── DATA SHOWN ──
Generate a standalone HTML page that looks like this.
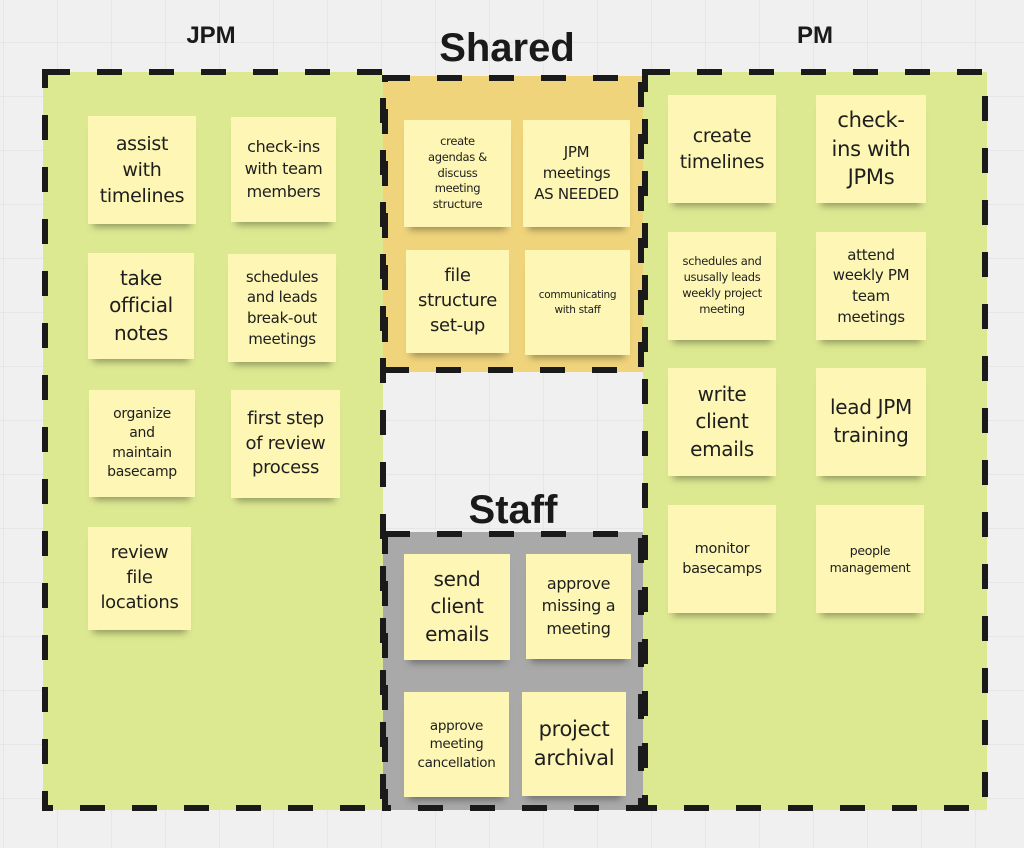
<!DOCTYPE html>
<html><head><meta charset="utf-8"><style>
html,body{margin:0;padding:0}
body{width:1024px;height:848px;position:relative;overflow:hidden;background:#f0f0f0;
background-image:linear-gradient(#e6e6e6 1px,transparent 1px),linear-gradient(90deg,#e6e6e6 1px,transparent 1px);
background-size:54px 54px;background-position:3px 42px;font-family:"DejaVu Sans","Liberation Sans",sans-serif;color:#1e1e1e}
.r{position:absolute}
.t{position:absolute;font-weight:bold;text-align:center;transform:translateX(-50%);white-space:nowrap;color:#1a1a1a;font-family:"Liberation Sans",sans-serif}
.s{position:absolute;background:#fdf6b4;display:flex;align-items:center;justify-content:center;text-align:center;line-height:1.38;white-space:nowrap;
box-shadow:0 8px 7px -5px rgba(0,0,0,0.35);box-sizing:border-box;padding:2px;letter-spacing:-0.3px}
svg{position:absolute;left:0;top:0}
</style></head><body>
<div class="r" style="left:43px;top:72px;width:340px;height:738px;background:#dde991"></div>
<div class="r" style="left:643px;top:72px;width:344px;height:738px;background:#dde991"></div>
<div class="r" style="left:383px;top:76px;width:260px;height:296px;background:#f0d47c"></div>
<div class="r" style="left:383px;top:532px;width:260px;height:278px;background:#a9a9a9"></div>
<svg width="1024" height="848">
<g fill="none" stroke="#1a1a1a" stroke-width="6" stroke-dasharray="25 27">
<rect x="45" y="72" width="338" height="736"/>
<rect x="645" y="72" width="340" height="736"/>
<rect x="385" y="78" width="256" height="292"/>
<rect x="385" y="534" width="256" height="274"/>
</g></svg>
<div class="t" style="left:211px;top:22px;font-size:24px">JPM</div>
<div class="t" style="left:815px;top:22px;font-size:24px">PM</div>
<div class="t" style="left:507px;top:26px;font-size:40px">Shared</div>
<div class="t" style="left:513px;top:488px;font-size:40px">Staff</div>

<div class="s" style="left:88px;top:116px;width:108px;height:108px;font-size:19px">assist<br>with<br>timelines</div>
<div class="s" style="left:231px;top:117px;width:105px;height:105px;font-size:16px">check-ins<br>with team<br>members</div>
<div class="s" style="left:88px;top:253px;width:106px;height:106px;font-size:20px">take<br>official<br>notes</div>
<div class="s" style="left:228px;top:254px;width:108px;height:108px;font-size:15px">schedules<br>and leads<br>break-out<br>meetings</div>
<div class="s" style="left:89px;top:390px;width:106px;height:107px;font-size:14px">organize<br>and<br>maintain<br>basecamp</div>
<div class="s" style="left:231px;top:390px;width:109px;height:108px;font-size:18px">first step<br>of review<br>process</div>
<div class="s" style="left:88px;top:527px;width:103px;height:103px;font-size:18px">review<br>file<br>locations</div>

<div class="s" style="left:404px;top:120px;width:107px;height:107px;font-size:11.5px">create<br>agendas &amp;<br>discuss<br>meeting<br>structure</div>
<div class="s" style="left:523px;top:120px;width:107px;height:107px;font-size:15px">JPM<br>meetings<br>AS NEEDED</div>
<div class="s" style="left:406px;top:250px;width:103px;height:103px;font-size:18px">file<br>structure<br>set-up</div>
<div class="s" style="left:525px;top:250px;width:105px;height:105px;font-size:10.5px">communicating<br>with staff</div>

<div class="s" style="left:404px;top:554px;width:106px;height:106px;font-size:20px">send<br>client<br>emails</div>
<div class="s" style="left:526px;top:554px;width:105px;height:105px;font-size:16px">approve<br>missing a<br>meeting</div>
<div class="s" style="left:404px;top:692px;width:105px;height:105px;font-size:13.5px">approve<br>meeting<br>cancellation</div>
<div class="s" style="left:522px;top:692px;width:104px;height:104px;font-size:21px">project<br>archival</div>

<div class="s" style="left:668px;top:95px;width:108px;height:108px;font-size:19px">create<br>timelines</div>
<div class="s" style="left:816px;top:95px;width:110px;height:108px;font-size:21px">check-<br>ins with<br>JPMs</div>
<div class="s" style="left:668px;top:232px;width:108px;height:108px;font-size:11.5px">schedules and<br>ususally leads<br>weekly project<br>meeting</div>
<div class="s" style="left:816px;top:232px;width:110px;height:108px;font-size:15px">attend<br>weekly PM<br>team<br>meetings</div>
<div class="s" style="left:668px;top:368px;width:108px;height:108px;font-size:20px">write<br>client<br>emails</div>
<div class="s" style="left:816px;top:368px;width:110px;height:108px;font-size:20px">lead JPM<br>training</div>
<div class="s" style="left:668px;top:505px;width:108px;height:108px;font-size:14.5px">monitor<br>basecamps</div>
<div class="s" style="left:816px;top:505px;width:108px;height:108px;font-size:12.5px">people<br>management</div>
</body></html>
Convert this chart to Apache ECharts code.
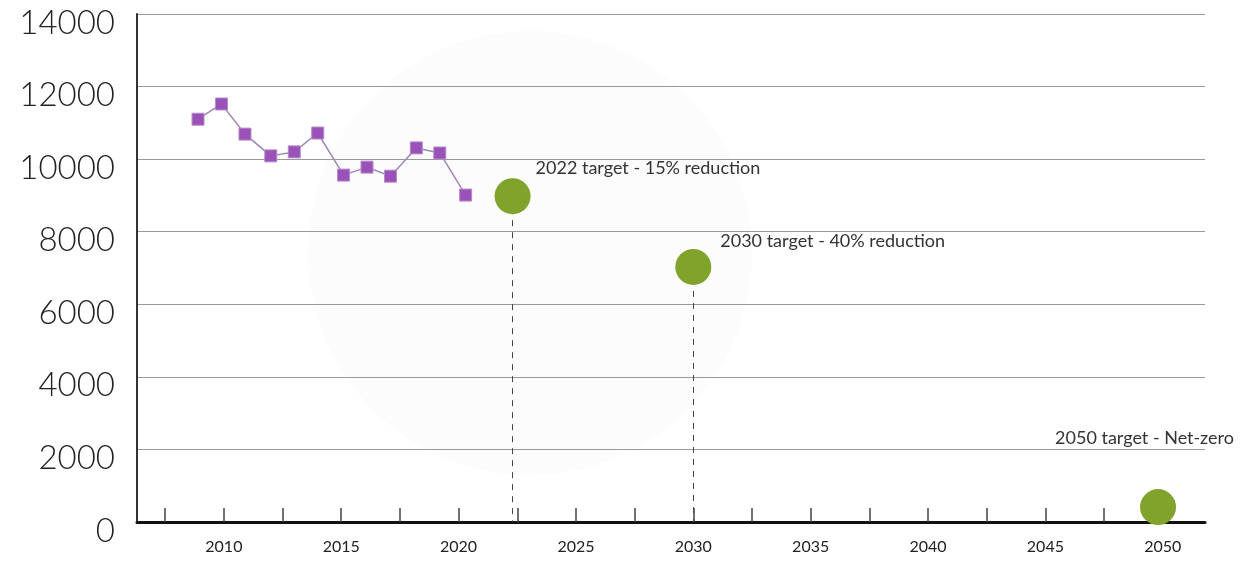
───
Each line that has the word "this" should be copied.

Generate a standalone HTML page that looks like this.
Convert this chart to Apache ECharts code.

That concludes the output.